» **Task prompt**: Only the lines from the start of the data to the line containing "bar chart: social", both included, should be output, exactly and without pictures.

» **Information supplied**:
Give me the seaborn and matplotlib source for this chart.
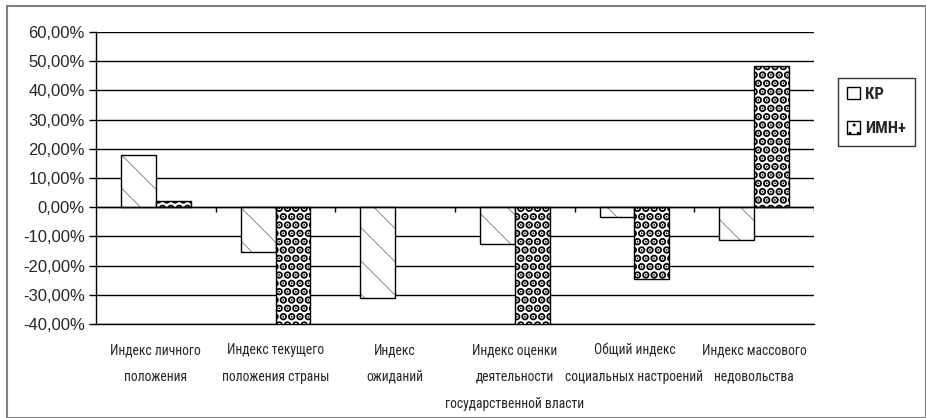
"""Grouped bar chart: social indices, КР vs ИМН+."""

import matplotlib
matplotlib.use("Agg")
import matplotlib.pyplot as plt
import matplotlib.patches as mpatches
from matplotlib.ticker import FuncFormatter, FixedLocator
import numpy as np
import pandas as pd
import seaborn as sns

# data (percent)
categories = [
    "Индекс личного\nположения",
    "Индекс текущего\nположения страны",
    "Индекс\nожиданий",
    "Индекс оценки\nдеятельности\nгосударственной власти",
    "Общий индекс\nсоциальных настроений",
    "Индекс массового\nнедовольства",
]
series_names = ["КР", "ИМН+"]
kr_values = [17.8, -15.4, -31.0, -12.6, -3.4, -11.2]
imn_values = [2.2, -41.0, np.nan, -41.0, -24.7, 48.5]
y_ticks = [-40, -30, -20, -10, 0, 10, 20, 30, 40, 50, 60]

df = pd.DataFrame({
    "category": categories * 2,
    "series": [series_names[0]] * len(categories) + [series_names[1]] * len(categories),
    "value": kr_values + imn_values,
})

sns.set_style("white")
plt.rcParams["font.family"] = ["Liberation Sans", "DejaVu Sans"]
narrow = ["Liberation Sans Narrow", "Roboto Condensed", "Roboto", "DejaVu Sans"]

fig = plt.figure(figsize=(9.26, 4.18), dpi=100)
ax = fig.add_axes([0.1037, 0.2249, 0.879 - 0.1037, 0.9234 - 0.2249])

sns.barplot(data=df, x="category", y="value", hue="series", order=categories,
            hue_order=series_names, width=0.58, gap=0, dodge=True,
            color="white", legend=False, ax=ax, saturation=1)


def style_patch(p, h, hc, hlw):
    p.set_facecolor("white")
    p.set_edgecolor("black")
    p.set_linewidth(1.0)
    p.set_hatch(h)
    if hasattr(p, "set_hatchcolor"):
        p.set_hatchcolor(hc)
    else:
        p._hatch_color = matplotlib.colors.to_rgba(hc)
    if hasattr(p, "set_hatch_linewidth"):
        p.set_hatch_linewidth(hlw)
    else:
        p._hatch_linewidth = hlw


# per-series fill patterns: sparse diagonal for КР, dense dots for ИМН+
styles = [("\\", "#8a8a8a", 0.7), ("..", "black", 4.0)]
for cont, st in zip(ax.containers, styles):
    for bar in cont:
        style_patch(bar, *st)
        bar.set_zorder(3)

ax.set_ylim(-40, 60)
ax.set_xlim(-0.5, len(categories) - 0.5)
ax.yaxis.set_major_locator(FixedLocator(y_ticks))
ax.yaxis.set_major_formatter(FuncFormatter(lambda v, _: f"{v:.2f}%".replace(".", ",")))
ax.grid(axis="y", color="black", linewidth=1.0, zorder=0)
ax.set_axisbelow(True)
ax.axhline(0, color="black", linewidth=1.0, zorder=4)

# category boundary ticks
bounds = np.arange(-0.5, len(categories), 1.0)
ax.xaxis.set_minor_locator(FixedLocator(bounds))
ax.tick_params(axis="x", which="minor", length=5, width=1, color="black", direction="out")
ax.tick_params(axis="x", which="major", length=0, pad=14)
ax.tick_params(axis="y", length=5, width=1, color="black", direction="out",
               labelsize=12, pad=3, left=True)
ax.vlines(bounds[1:], -1.8, 0, color="black", linewidth=1.0, zorder=4)

ax.set_xticks(range(len(categories)))
ax.set_xticklabels(categories, fontsize=9.8, linespacing=2.14, va="top", family=narrow)
ax.set_xlabel("")
ax.set_ylabel("")

for side in ["top", "right"]:
    ax.spines[side].set_visible(False)
for side in ["left", "bottom"]:
    ax.spines[side].set_color("black")
    ax.spines[side].set_linewidth(1.0)

leg_kr = mpatches.Patch(label=series_names[0])
leg_imn = mpatches.Patch(label=series_names[1])
style_patch(leg_kr, "", "black", 1.0)
style_patch(leg_imn, "..", "black", 4.0)
leg = fig.legend(handles=[leg_kr, leg_imn], loc="upper left",
                 bbox_to_anchor=(838 / 926, 1 - 78 / 418),
                 frameon=True, fancybox=False, edgecolor="black", fontsize=12,
                 handlelength=0.75, handleheight=0.75, handletextpad=0.3,
                 borderpad=0.55, labelspacing=1.15, borderaxespad=0)
leg.get_frame().set_linewidth(1.0)
for t in leg.get_texts():
    t.set_fontweight("bold")
    t.set_family(narrow)

# outer chart border
fig.patches.append(mpatches.Rectangle((7 / 926, 0.0), 1 - 7 / 926, 1 - 6 / 418,
                                      transform=fig.transFigure, fill=False,
                                      edgecolor="#808080", linewidth=1.5))

fig.savefig("out.png", dpi=100)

» **Exercise solution**:
Give me the seaborn and matplotlib source for this chart.
"""Grouped bar chart: social indices, КР vs ИМН+."""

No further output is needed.